Am vergangenen Freitag aber bekam Müllers Schwiegermutter dann plötzlich persönlich Besuch. Ein junges Ehepaar stand vor der Tür, bereit zur Wohnungsübergabe. Sie hätten ihre eigene Wohnung bereits gekündigt und mehr als 2500 Euro für die Kaution und die erste Monatsmiete gezahlt, berichteten sie. Der ominöse
Vermieter hatte ihnen versprochen, dass sie die Wohnung beziehen könnten. Und das junge Paar hatte offenbar seine ganze Hoffnung auf dieses Versprechen gesetzt. „Das Pärchen war natürlich geschockt, als es die Wahrheit erfuhr“, erzählt Müller.
Sie hat sich inzwischen an die Polizei gewandt und auch auf Facebook gewarnt. Ihre Vermutung ist, dass die Betrüger gezielt in Gegenden gefälschte Anzeigen einstellen, in denen die Wohnungsnot besonders groß ist. Und sich dafür vor allem Namen aussuchen, hinter denen sie ältere Personen vermuten. Bei der Polizei ist diese Masche längst bekannt, doch die Handhabe gegen die Kriminellen sei gering, erklärt Joachim Schulz, Sprecher der Ulmer Polizei. Er bestätigt, dass bei der Polizei eine Anzeige eingegangen sei wegen eines Fälschungsdelikts.

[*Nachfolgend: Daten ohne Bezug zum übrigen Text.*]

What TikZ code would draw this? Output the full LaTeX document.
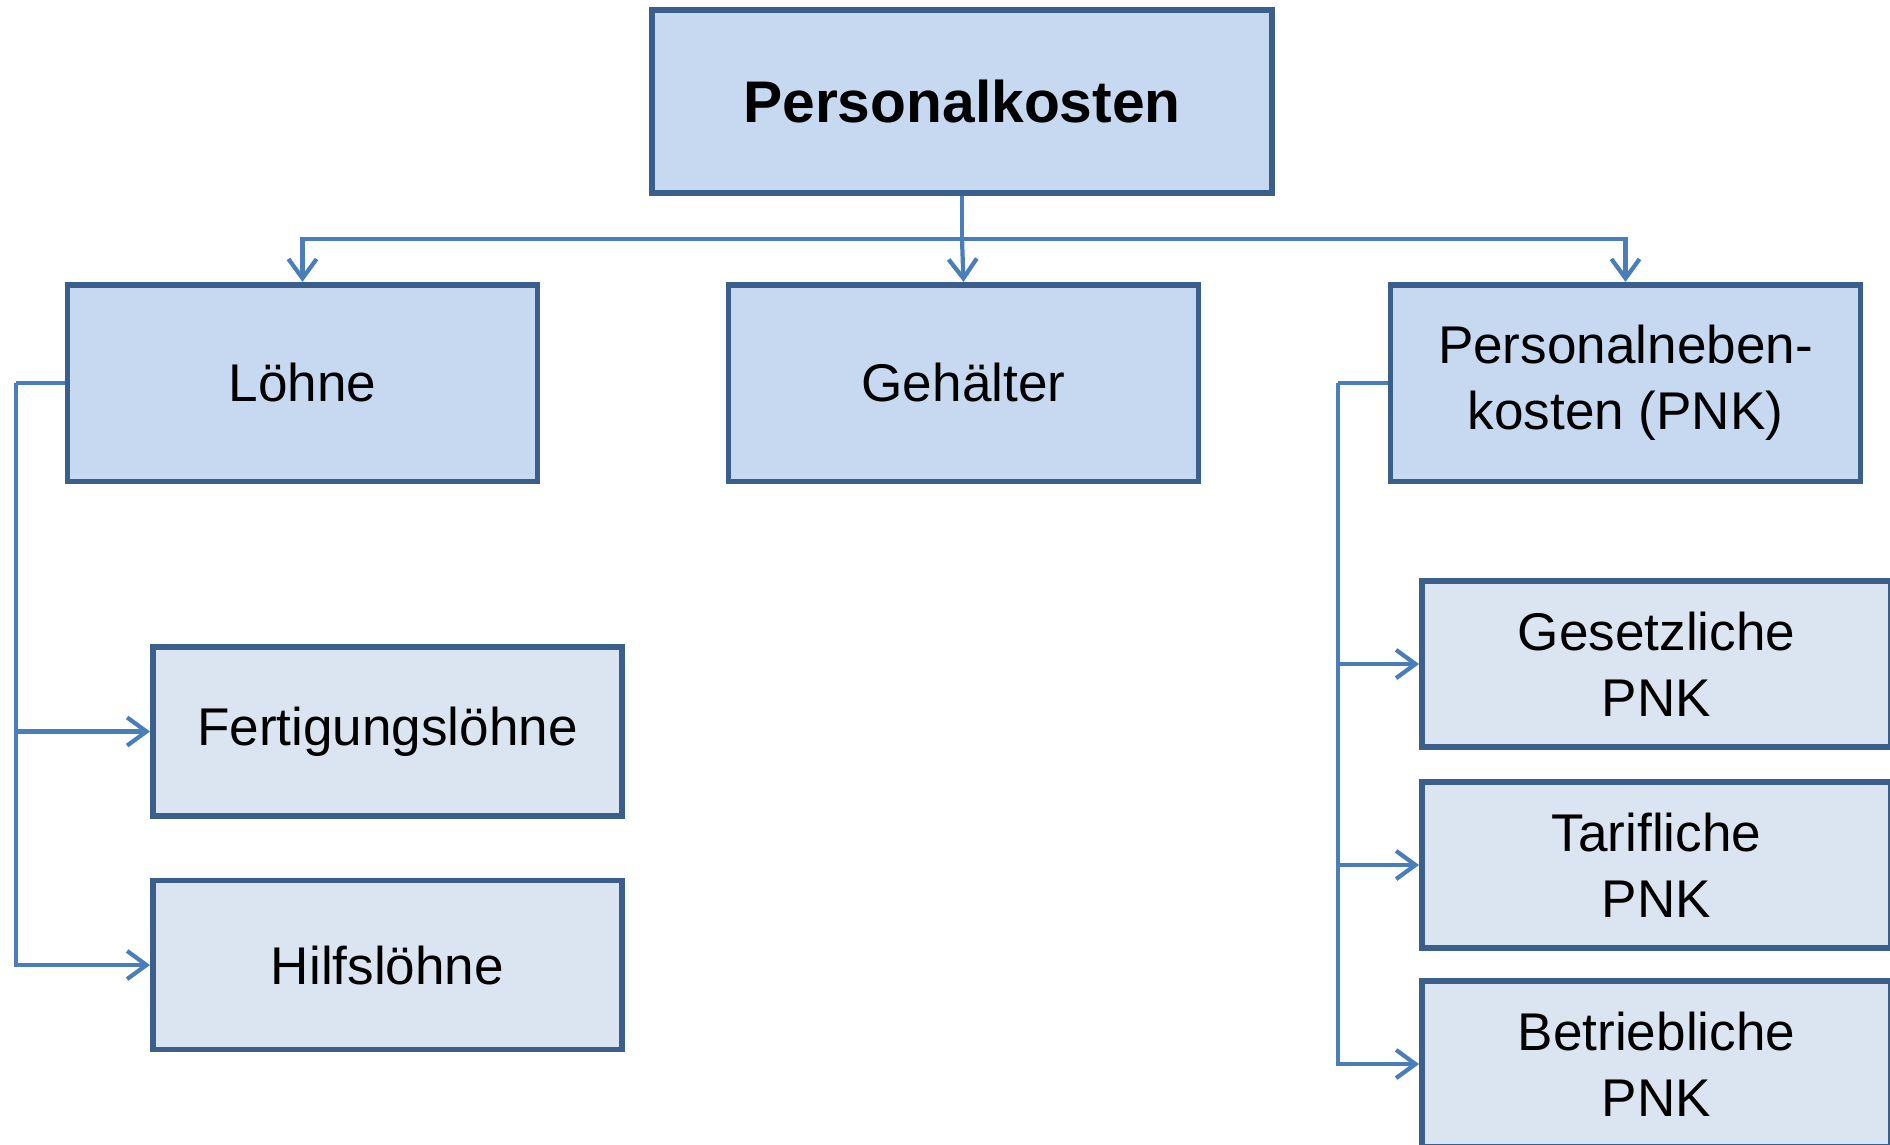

Die Ermittlungen hierzu seien bereits abgeschlossen, die Anzeige sei vergangene Woche bereits an die Staatsanwaltschaft in Ravensburg weitergeleitet worden. „Das ist aber leider sehr schwierig zu recherchieren“, sagt Schulz. Da die Betrüger oft aus dem außereuropäischen Ausland agieren oder zumindest über ausländische Konten verfügen, ließen sich die Kontoinhaber in den meisten Fällen nicht mehr ausfindig machen.
Zudem könne die Polizei aufgrund der Anzeige von Gudrun Müller lediglich wegen eines Fälschungsdelikts ermitteln. Laut Müller habe auch das junge Paar Anzeige erstattet, die Polizei konnte das noch nicht bestätigen. Schulz aber warnt generell vor zu viel Leichtgläubigkeit. „Man sollte grundsätzlich aufmerksam sein und keine größeren Geldbeträge auf Konten im Ausland überweisen, wenn man den Eigentümer nicht kennt“, sagt er.
Für Müller und ihre Schwiegermutter ist die Geschichte indes noch nicht zu Ende. Die 84-jährige Seniorin habe inzwischen regelrecht „Angst“erzählt Müller. „Es ist unglaublich nervig und wir haben das Gefühl, wir stehen mit dem Problem absolut alleine da.“Müller prüft jeden Tag, ob weitere Annoncen auftauchen. Inzwischen aber sind noch weitere Hausnummern in der Ayestraße betroffen. Auch hier versprechen die Betrüger offenbar genau das, wonach sich viele sehnen: eine voll möblierte Wohnung, direkt zum Einzug bereit.